■ **Given task**
Print the listing below exactly.

>> start Recorded data

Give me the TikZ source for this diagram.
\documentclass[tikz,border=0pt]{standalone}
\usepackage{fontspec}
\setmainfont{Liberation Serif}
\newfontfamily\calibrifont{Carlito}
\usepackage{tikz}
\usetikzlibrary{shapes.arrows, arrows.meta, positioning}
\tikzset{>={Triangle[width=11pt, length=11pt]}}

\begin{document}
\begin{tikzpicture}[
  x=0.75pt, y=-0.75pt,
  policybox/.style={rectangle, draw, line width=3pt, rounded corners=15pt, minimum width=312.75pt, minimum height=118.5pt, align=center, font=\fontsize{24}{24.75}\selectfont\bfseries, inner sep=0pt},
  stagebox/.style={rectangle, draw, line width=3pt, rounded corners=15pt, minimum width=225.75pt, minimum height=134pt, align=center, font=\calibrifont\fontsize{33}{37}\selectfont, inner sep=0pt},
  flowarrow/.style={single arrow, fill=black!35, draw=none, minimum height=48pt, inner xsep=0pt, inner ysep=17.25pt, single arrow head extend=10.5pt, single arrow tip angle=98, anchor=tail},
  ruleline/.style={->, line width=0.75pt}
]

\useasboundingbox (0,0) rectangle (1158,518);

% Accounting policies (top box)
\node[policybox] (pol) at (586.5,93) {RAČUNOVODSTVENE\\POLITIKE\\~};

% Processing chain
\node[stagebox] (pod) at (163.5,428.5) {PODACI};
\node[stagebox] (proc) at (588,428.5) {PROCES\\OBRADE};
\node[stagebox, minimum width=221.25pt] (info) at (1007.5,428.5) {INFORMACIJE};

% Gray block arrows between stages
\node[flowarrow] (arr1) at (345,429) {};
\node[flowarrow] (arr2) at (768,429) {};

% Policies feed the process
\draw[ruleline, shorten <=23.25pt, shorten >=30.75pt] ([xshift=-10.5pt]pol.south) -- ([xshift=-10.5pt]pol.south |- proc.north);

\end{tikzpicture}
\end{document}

>> end Recorded data

■ **Task answer**
Give me the TikZ source for this diagram.
\documentclass[tikz,border=0pt]{standalone}
\usepackage{fontspec}
\setmainfont{Liberation Serif}
\newfontfamily\calibrifont{Carlito}
\usepackage{tikz}
\usetikzlibrary{shapes.arrows, arrows.meta, positioning}
\tikzset{>={Triangle[width=11pt, length=11pt]}}

\begin{document}
\begin{tikzpicture}[
  x=0.75pt, y=-0.75pt,
  policybox/.style={rectangle, draw, line width=3pt, rounded corners=15pt, minimum width=312.75pt, minimum height=118.5pt, align=center, font=\fontsize{24}{24.75}\selectfont\bfseries, inner sep=0pt},
  stagebox/.style={rectangle, draw, line width=3pt, rounded corners=15pt, minimum width=225.75pt, minimum height=134pt, align=center, font=\calibrifont\fontsize{33}{37}\selectfont, inner sep=0pt},
  flowarrow/.style={single arrow, fill=black!35, draw=none, minimum height=48pt, inner xsep=0pt, inner ysep=17.25pt, single arrow head extend=10.5pt, single arrow tip angle=98, anchor=tail},
  ruleline/.style={->, line width=0.75pt}
]

\useasboundingbox (0,0) rectangle (1158,518);

% Accounting policies (top box)
\node[policybox] (pol) at (586.5,93) {RAČUNOVODSTVENE\\POLITIKE\\~};

% Processing chain
\node[stagebox] (pod) at (163.5,428.5) {PODACI};
\node[stagebox] (proc) at (588,428.5) {PROCES\\OBRADE};
\node[stagebox, minimum width=221.25pt] (info) at (1007.5,428.5) {INFORMACIJE};

% Gray block arrows between stages
\node[flowarrow] (arr1) at (345,429) {};
\node[flowarrow] (arr2) at (768,429) {};

% Policies feed the process
\draw[ruleline, shorten <=23.25pt, shorten >=30.75pt] ([xshift=-10.5pt]pol.south) -- ([xshift=-10.5pt]pol.south |- proc.north);

\end{tikzpicture}
\end{document}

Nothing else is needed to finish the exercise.